Bottom line on incentives: Don’t count on a federal tax credit, but check your state’s energy office website. Depending on where you live, you might still find $1,000–$5,000 in state or local perks.
The 5-Year TCO Scorecard: Used EV vs. Gas Car
Let’s put it all together with a hypothetical five-year ownership comparison. Assume a used EV priced at $25,000 and a comparable used gas car at $23,700 (the ~$1,300 gap), driven 13,500 miles per year with home charging.
What this shows: The total cost is surprisingly close. The EV crushes it on fuel and maintenance, but insurance takes a real bite. If you drive more miles, the EV pulls ahead; if you live in a state with sky-high EV insurance premiums, the gas car might win. The math, in other words, depends heavily on your specific variables.
So, Is a Used EV Right for You?
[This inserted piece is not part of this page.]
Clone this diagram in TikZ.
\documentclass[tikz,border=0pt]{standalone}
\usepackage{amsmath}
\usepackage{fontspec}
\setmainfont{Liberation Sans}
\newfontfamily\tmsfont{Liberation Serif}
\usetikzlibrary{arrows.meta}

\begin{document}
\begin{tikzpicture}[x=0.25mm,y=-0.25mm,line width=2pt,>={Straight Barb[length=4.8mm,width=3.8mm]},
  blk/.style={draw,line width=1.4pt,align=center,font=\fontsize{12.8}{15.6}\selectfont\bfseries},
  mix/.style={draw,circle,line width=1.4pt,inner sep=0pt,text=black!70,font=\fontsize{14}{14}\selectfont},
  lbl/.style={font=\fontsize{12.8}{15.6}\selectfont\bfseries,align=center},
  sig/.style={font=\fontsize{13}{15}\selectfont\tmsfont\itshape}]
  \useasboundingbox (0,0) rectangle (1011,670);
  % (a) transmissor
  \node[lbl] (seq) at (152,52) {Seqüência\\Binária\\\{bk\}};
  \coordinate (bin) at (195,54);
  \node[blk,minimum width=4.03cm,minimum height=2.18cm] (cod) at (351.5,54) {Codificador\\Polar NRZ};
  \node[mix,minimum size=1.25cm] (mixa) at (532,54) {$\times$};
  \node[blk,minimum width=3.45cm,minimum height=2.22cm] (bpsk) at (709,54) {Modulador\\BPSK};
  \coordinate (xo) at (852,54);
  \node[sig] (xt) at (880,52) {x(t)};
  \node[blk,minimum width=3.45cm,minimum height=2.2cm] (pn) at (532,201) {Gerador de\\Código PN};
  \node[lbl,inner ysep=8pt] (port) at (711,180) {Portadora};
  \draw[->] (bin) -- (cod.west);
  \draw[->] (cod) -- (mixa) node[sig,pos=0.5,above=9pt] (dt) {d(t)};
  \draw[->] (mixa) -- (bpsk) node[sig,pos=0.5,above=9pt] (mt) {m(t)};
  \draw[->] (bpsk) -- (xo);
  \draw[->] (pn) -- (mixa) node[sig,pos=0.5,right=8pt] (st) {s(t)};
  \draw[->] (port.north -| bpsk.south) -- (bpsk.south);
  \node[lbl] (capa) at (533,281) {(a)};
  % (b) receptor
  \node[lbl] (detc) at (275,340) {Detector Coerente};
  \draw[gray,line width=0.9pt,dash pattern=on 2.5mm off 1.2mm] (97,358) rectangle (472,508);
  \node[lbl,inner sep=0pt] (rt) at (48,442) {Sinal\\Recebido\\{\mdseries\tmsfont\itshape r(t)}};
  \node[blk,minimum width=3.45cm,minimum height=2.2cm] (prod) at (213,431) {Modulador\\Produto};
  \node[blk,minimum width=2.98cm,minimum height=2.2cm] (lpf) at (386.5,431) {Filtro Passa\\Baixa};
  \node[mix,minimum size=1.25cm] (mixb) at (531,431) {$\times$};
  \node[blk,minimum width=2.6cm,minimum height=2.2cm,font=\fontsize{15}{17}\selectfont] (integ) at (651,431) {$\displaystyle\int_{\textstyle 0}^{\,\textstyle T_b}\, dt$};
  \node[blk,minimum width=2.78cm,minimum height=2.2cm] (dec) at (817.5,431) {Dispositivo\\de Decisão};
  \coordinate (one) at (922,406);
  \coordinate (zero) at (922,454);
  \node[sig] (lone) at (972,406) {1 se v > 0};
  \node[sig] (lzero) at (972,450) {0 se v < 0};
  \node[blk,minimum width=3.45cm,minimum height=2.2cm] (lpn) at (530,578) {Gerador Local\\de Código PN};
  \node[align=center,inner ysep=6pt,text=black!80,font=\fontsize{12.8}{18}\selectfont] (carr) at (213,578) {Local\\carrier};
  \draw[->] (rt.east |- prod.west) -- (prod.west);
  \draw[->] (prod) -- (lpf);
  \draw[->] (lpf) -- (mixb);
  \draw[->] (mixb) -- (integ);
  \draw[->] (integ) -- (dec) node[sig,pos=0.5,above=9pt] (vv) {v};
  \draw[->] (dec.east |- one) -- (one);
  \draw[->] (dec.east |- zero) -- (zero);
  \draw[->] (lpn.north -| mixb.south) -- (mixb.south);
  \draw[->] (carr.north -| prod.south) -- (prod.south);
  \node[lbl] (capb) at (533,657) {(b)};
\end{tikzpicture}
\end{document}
A No-Nonsense Checklist
Rather than tell you what to do, here’s a quick filter:
A used EV is likely a great idea if:
- You can install a home charger (or already have one).
- You drive 10,000+ miles per year, the fuel savings compound.
- You’re buying a 2-5 year old model someone else has already depreciated.
- You live in a state with EV-friendly insurance rates and incentives.
A used EV might NOT be ideal if:
- You can’t charge at home and rely entirely on public fast-charging.
- You road-trip frequently in areas with sparse charging infrastructure.
- You live in a state where EV insurance is dramatically higher (shop quotes first).
- You drive fewer than 5,000 miles per year, the fuel savings won’t overcome insurance premiums.
But here’s what I keep coming back to: a 2022 EV with 33,000 miles for the same price as a 2021 gas car with 50,000 miles, plus half the fuel bill and near-zero routine maintenance? That’s a value proposition that would’ve sounded like science fiction just three years ago. The market has shifted under our feet, and it’s the used buyer who’s winning.